Q: Lately my children have become quite disrespectful. It
also seems that whenever I try to correct the situation, I only make matters
worse. What can I do?
A: The first step in correcting such misbehavior is facing
the hard truth that it’s partly your fault that your children got into that
state. As with most problems, you need to start by examining your own attitudes
and actions and determining to make whatever changes you need to make first,
before you can expect to help others change.
Though children will naturally become more questioning and
challenging as they grow older and need more explanations, outright disrespect
and disobedience is usually the result of being too lenient, because leniency
teaches children to manipulate rather than respect their parents. The solution
is to learn to be firmer, but making such a change is usually easier said than
done, because the unacceptable behavior has become a bad habit and because you probably
felt at the time that your motives—love for your children and wanting to see
them happy—were good.
Those are good motives, but if the results are bad, it’s the
wrong form of love for that situation. Firmness is also a form of love, and
sometimes it’s the best form. Children usually think in terms of what will make
them happiest in the short term, so their parents need to take the
responsibility of judging what will be best for them in the long run, which
often means saying no.
Next you need to have the issues clearly sorted out in your
own mind. Exactly what constitutes acceptable behavior and what doesn’t? Before
you can hope to convince your children that certain changes are needed, you
need to be fully convinced yourself.
If you aren’t sure what to do in a particular situation,
pray and ask Jesus to show you. Or if you aren’t sure what general approach is
best for each of your children, ask Him to reveal that to you. Or if you feel
rules that are needed are going to be difficult for you to enforce, ask Him to
strengthen your conviction. Whatever your question or need, He’s ready,
willing, and able to help you. He loves your children even more than you do, so
you can be sure that He’s going to do everything He can to help you become the
best parent you can be.
In implementing the rules you feel are needed, you’ll get a
lot further by discussing them with your children and reasoning with them,
trying to win their cooperation, than you would by merely laying down the law
and demanding their respect. Your discussing it—which includes hearing them out
and being willing to show yourself flexible and make modifications if
needed—conveys your respect for them. Most likely, they will respect you back,
and that is the first step in the right direction.
How you explain things will depend on your children’s ages
and levels of maturity. Again, there’s no substitute for asking the Lord for
His counsel, because what could help one child may not work with another.
Begin by taking your share of the blame and explaining why
the change is needed. “Because I didn’t put a stop to it from the beginning,
you’ve gotten in the habit of talking back and being disrespectful. That needs
to change, because it’s not acceptable behavior in a loving household, which
ours should be.”
Be sure to make not only the rules clear, but also the
consequences for breaking them. “If you talk back or are disrespectful, you’ll
have such-and-such privileges suspended.” Be sure to enforce the consequences
consistently, or your rules will become of no effect.
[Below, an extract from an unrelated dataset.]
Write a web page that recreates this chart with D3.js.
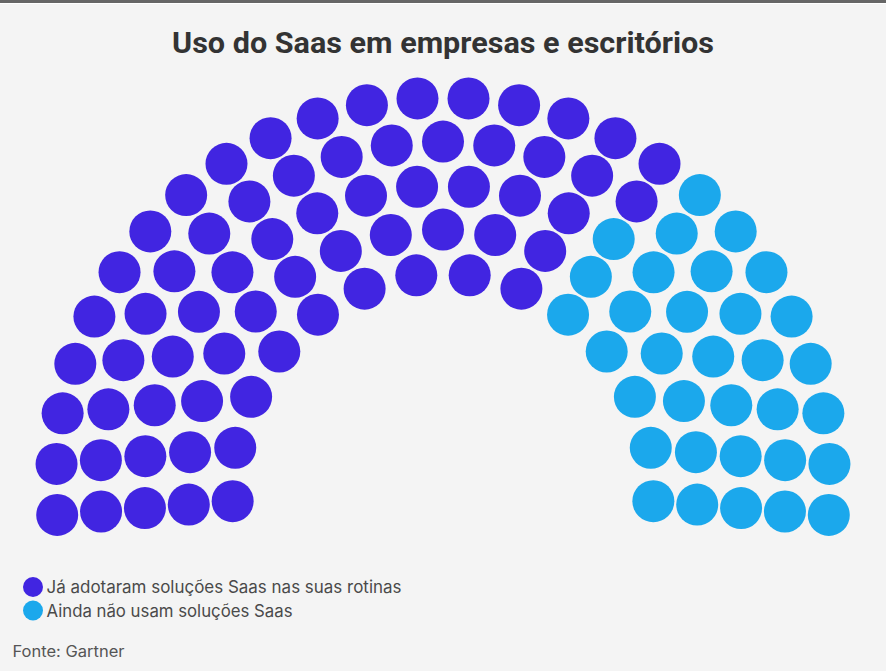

Along with the promised punishment, you should also promise
rewards for good behavior. “As soon as you correct the problem, we’ll be able
to reinstate the suspended privileges and possibly add some more.” End your
discussion on a positive note.
Lastly, pray for patience. Remember, you’re trying to do
more than change behavior; you’re trying to change the attitudes that have led
to that bad behavior and build positive new habits to replace their old ones.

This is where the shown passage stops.